A rare instance of me picking a book off the Waterstones slush pile (I think I’d glanced at some reviews, some time, but the title put me off). I’m glad I did: although it seems like an unlikely Pullitzer winner, it is a very good read.
In a way it’s the usual contemporary US novel: everyone’s lost or disappointed or broken or compromised. At times, it reads like a less zeitgeist-fixated Coupland, at others a less self-important Franzen. Crucially, it uses a complicated, multi-narrative structure very well without making a fuss about it. Narratives shift in unexpected ways – a minor character from one chapter takes the lead in another, sometimes in such a way that you’re not immediately sure who’s narrating for a while. But of course it’s all beautifully linked, all these lost souls recur again and again, without being *too* contrived.
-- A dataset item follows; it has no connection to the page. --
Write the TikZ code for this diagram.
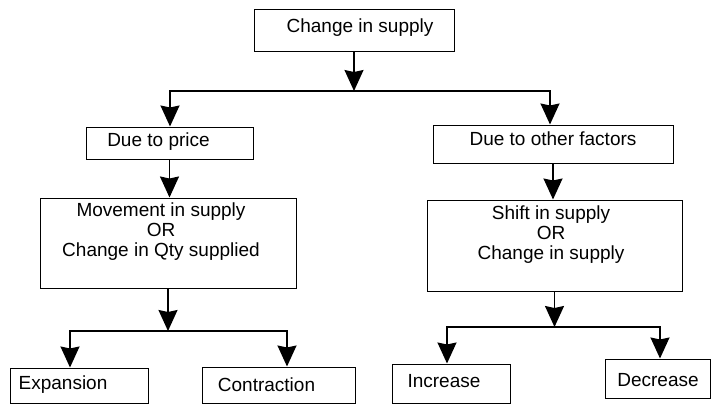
\documentclass[tikz,border=0pt]{standalone}
\usepackage{fontspec}
\setmainfont{Liberation Sans}
\usetikzlibrary{arrows.meta}
\begin{document}
\begin{tikzpicture}[x=1pt,y=-1pt,
  box/.style={draw, line width=1pt, inner sep=0pt},
  lbl/.style={inner sep=0pt, font=\fontsize{19}{20}\selectfont, align=center},
  arr/.style={line width=1.6pt, -{Stealth[length=21pt,width=19pt,inset=2pt]}},
  ln/.style={line width=1.6pt}]
\useasboundingbox (0,0) rectangle (712,405);
% boxes
\node[box, minimum width=200pt, minimum height=42pt] (top) at (354,30) {};
\node[box, minimum width=167pt, minimum height=32pt] (price) at (169.5,143) {};
\node[box, minimum width=240pt, minimum height=38pt] (other) at (553,144) {};
\node[box, minimum width=256pt, minimum height=90pt] (move) at (168,243) {};
\node[box, minimum width=255pt, minimum height=91pt] (shift) at (554.5,245.5) {};
\node[box, minimum width=138pt, minimum height=35pt] (exp) at (79,385.5) {};
\node[box, minimum width=153pt, minimum height=36pt] (con) at (278.5,385) {};
\node[box, minimum width=118pt, minimum height=39pt] (inc) at (451,383.5) {};
\node[box, minimum width=105pt, minimum height=39pt] (dec) at (657.5,378.5) {};
% texts
\node[lbl] (topt) at (360,28) {Change in supply};
\node[lbl] (pricet) at (158.5,142) {Due to price};
\node[lbl] (othert) at (553,139) {Due to other factors};
\node[lbl] (movet) at (161,232) {Movement in supply\\OR\\Change in Qty supplied};
\node[lbl] (shiftt) at (551,235) {Shift in supply\\OR\\Change in supply};
\node[lbl] (expt) at (63,385) {Expansion};
\node[lbl] (cont) at (266.5,385) {Contraction};
\node[lbl] (inct) at (444,381) {Increase};
\node[lbl] (dect) at (658,380) {Decrease};
% junctions
\coordinate (j1) at (356,91);
\coordinate (jl) at (170,91);
\coordinate (jr) at (550,91);
\coordinate (j2) at (169,331);
\coordinate (j2l) at (70,331);
\coordinate (j2r) at (287,331);
\coordinate (j3) at (551,327);
\coordinate (j3l) at (447,327);
\coordinate (j3r) at (660,327);
% connectors
\draw[arr] (top.south) -- (top.south |- j1);
\draw[arr] (j1) -- (jl) -- (jl |- price.north);
\draw[arr] (j1) -- (jr) -- (jr |- other.north);
\draw[arr] (price.south) -- (price.south |- move.north);
\draw[arr] (other.south) -- (other.south |- shift.north);
\draw[arr] (move.south) -- (move.south |- j2);
\draw[arr] (j2) -- (j2l) -- (j2l |- exp.north);
\draw[arr] (j2) -- (j2r) -- (j2r |- con.north);
\draw[arr] (shift.south) -- (shift.south |- j3);
\draw[arr] (j3) -- (j3l) -- (j3l |- inc.north);
\draw[arr] (j3) -- (j3r) -- (j3r |- dec.north);
\end{tikzpicture}
\end{document}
This kind of book only works if all the characters engage, if all the narrative styles suit (Colum McCann’s terribly patchy Let The Great World Spin serves as an example of what happens when they don’t). Apart from what I thought was a very disappointing and pat final chapter, Egan totally pulls it off, even the seriously moving chapter consisting entirely of a child’s PowerPoint presentation.
It’s a strange book in a way, everything from the title to the various book jackets to the subject suggest an enjoyable but not particularly essential book, and yet it’s one of the most moving and stylistically inventive books I’ve read all year.